Stephen Baxter’s “Last Contact." Slow and dull, with characters that were not offensive so much as uninteresting. Again, similar to the other Baxter stories and novels I've read (well, I never actually finished his novels).
Robert Reed’s “Roxie." This bothered me not because it was badly written, but because it was not science fiction and it dealt entirely with a guy reminiscing about his many years of love for a dog that, to be honest, sounded annoying, as did his lack of concern for how his animal worried the neighbors. I wouldn't have wanted to live next door to either of them. This should have been in a mainstream fiction collection not this one, and I would gladly have not read it.

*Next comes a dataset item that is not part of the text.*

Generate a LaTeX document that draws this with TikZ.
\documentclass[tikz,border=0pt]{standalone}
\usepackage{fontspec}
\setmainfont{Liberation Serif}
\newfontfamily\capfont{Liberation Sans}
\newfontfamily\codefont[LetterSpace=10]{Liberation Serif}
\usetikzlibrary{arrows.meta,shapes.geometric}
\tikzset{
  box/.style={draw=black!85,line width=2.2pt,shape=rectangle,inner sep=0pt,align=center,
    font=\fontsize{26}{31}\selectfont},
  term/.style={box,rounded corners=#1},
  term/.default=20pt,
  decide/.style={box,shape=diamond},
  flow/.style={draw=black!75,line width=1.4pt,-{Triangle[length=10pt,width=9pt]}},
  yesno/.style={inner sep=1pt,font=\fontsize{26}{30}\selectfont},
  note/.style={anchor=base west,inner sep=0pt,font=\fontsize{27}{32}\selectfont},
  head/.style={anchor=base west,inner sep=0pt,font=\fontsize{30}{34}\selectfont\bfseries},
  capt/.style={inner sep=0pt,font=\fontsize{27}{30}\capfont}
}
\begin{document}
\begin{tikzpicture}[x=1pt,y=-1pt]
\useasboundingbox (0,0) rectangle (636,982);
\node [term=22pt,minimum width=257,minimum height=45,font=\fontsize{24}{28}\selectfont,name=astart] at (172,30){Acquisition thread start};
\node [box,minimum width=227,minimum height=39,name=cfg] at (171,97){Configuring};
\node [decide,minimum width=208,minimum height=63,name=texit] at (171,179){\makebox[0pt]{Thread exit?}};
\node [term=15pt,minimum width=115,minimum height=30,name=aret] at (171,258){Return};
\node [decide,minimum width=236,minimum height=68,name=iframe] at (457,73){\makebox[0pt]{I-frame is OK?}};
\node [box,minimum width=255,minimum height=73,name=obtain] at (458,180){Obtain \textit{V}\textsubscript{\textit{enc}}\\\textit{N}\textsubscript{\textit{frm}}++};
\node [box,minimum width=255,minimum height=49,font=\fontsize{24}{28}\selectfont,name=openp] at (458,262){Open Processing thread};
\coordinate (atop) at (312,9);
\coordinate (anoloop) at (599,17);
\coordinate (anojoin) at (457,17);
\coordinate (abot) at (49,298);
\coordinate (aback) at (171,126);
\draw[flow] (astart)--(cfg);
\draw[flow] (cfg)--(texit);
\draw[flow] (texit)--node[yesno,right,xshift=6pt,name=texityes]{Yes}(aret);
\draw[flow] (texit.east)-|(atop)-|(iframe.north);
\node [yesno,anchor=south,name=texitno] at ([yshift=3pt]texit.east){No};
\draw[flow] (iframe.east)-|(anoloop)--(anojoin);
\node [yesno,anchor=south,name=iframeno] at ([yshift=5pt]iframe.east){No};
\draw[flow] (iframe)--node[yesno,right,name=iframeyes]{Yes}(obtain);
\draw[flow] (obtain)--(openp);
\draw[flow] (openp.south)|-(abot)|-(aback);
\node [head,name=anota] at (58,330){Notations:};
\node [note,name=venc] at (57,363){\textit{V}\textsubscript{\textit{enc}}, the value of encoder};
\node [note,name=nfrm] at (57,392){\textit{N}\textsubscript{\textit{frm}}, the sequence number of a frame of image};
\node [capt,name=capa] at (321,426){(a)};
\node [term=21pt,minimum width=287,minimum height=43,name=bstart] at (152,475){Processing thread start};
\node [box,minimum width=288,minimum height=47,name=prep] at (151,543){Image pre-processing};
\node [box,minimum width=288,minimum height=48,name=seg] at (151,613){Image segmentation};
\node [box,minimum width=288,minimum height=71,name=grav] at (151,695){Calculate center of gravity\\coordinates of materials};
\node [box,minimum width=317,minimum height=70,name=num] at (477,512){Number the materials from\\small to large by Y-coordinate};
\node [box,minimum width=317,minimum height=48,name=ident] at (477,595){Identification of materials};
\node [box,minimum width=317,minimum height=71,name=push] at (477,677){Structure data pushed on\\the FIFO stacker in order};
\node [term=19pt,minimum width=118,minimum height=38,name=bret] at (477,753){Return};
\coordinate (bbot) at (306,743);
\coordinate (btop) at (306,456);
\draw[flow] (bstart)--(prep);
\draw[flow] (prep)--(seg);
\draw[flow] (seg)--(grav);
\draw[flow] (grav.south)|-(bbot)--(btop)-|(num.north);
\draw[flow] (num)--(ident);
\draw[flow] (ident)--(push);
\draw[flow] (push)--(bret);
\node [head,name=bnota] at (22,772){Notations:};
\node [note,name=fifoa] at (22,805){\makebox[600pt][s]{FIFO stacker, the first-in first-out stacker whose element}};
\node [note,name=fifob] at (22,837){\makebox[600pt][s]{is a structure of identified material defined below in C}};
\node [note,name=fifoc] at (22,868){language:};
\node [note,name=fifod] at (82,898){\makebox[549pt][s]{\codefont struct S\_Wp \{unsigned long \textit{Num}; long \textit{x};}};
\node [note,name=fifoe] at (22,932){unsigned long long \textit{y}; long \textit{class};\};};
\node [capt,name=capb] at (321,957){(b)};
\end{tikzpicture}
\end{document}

Nancy Kress’s “Laws of Survival." Wow. This story read like it had been written by somebody heavily drugged. There was nothing really compelling or believable about the premise or the action--even for a science fiction story it required me to suspend too much of my disbelief. It would have been perfect as a bad sci-fi television episode. "Imagine in a future in which powerful aliens land on Earth and create massive impenetrable domes staffed by robots with limited English and miracle technology, which they then use to imprison a refugee woman to have her train stray dogs to act as surrogate hosts for alien grubs." I kid you not. Now make the story really long. Nancy Kress wrote an interesting book about characterization, and I've liked some of her short stories in the past, but the last few stories I've read, as well as the practically unreadable novel Probability Moon, have not impressed me at all.
Robert Silverberg’s “Against the Current.” The story of a guy moving backwards through time. A couple good notes about currency and that's about it. This could have been told in 500 words or less and it would have been better, though it would still have lacked a conclusion or a memorable main character. More evocative descriptions of his passage might have saved this.
Overall Rating for the Anthology: 4.5/5.0 for the number of good stories.